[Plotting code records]
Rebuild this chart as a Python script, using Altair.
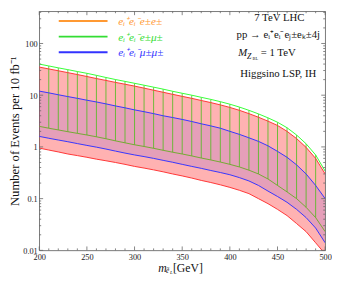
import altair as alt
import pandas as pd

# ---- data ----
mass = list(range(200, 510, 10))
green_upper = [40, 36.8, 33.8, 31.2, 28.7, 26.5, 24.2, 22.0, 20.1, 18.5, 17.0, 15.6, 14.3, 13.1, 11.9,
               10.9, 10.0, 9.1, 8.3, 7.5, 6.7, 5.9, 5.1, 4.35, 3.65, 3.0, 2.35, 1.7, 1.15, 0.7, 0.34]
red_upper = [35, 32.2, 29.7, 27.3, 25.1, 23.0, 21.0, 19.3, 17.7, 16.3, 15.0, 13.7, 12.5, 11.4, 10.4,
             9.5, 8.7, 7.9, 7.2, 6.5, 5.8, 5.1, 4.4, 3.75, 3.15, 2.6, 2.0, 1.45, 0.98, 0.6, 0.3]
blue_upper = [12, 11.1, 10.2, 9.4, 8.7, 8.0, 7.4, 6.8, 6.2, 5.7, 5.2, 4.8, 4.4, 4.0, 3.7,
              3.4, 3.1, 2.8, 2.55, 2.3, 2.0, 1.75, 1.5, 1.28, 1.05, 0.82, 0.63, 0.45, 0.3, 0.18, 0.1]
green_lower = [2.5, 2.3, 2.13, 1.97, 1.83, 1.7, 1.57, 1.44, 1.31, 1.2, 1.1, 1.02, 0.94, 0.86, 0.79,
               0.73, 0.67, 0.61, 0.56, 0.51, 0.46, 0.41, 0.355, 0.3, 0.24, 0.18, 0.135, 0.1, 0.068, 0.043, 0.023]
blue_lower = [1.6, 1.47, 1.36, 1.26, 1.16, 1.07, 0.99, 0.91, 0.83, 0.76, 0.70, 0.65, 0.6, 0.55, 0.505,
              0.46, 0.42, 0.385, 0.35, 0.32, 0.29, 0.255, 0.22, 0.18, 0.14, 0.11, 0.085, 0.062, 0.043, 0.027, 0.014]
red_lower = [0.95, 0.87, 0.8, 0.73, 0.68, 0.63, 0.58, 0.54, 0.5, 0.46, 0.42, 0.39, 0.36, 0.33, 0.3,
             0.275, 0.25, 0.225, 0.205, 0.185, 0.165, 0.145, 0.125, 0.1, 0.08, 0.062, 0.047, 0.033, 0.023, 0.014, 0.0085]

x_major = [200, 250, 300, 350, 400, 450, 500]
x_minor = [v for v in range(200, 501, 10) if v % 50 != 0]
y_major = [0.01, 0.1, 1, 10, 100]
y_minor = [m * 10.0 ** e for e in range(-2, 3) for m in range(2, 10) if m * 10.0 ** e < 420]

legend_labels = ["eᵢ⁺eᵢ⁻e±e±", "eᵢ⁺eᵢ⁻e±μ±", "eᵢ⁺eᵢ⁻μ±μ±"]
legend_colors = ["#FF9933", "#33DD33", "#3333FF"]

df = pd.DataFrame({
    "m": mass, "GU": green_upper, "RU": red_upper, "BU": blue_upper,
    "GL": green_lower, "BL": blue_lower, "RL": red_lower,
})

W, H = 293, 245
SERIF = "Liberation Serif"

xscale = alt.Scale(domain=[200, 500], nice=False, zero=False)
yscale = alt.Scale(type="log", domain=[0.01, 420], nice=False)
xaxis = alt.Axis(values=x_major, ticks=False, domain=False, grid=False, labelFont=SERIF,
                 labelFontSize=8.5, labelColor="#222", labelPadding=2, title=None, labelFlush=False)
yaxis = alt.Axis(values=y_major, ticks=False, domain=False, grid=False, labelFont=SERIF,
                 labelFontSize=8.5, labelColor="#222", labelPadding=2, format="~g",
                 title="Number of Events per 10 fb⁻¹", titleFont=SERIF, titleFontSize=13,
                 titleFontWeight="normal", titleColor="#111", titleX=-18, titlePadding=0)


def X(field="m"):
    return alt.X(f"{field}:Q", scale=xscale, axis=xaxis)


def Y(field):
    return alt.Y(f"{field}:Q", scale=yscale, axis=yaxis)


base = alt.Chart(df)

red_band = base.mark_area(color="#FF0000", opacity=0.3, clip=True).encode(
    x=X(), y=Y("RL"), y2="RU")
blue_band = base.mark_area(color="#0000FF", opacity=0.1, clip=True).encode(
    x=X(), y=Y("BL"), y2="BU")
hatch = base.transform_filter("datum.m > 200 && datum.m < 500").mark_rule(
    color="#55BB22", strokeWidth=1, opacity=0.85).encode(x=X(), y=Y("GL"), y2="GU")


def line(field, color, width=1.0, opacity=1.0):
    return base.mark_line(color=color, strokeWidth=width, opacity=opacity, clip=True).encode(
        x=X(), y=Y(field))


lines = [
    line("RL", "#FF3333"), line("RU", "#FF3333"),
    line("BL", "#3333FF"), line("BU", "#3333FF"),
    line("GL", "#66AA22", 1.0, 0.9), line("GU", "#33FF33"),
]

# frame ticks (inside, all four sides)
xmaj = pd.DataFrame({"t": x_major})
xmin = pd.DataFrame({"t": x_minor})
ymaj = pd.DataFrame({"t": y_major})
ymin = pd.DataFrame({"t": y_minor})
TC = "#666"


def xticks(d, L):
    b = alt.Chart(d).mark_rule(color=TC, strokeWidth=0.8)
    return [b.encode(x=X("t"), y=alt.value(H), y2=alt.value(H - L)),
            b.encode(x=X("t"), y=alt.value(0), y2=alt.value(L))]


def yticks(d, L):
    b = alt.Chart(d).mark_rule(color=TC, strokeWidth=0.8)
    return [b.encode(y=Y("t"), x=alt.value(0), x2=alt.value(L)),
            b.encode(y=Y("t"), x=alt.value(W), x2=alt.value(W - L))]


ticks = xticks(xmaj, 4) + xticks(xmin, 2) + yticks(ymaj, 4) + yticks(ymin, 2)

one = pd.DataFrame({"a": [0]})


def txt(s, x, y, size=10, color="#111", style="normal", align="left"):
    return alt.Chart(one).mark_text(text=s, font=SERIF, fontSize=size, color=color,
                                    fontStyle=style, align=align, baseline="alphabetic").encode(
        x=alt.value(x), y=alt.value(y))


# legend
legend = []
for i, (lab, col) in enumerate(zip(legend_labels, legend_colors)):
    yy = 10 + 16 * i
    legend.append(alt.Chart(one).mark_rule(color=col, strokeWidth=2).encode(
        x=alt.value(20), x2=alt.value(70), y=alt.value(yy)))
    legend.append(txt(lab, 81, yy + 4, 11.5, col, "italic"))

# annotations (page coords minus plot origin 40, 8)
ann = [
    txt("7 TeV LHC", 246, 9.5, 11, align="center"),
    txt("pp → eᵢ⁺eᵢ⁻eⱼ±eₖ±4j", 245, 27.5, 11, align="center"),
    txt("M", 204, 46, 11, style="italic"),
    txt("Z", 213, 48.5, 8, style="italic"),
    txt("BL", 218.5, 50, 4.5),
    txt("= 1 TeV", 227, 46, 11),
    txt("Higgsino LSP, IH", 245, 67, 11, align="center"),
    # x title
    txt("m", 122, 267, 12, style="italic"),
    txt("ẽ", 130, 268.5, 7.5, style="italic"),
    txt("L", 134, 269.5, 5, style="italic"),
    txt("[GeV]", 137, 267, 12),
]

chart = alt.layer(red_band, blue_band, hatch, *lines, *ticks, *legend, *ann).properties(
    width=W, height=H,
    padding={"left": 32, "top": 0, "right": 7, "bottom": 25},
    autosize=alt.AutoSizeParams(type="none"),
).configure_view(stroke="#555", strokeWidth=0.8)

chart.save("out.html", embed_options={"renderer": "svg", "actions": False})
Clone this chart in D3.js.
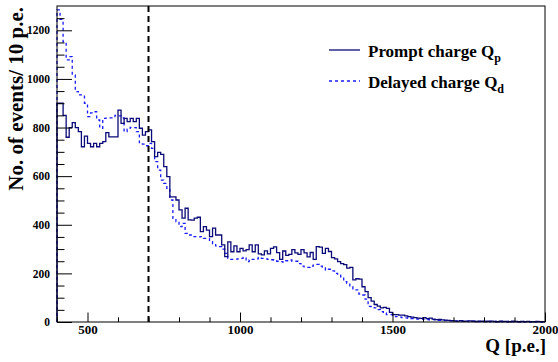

### TO BE DONE
Return only the lines running from the top of the data to the line that holds "import pandas as pd". Include both of those lines, but skip the pictures.

### TASK SOLUTION
Rebuild this chart as a Python script, using Altair.
import altair as alt
import pandas as pd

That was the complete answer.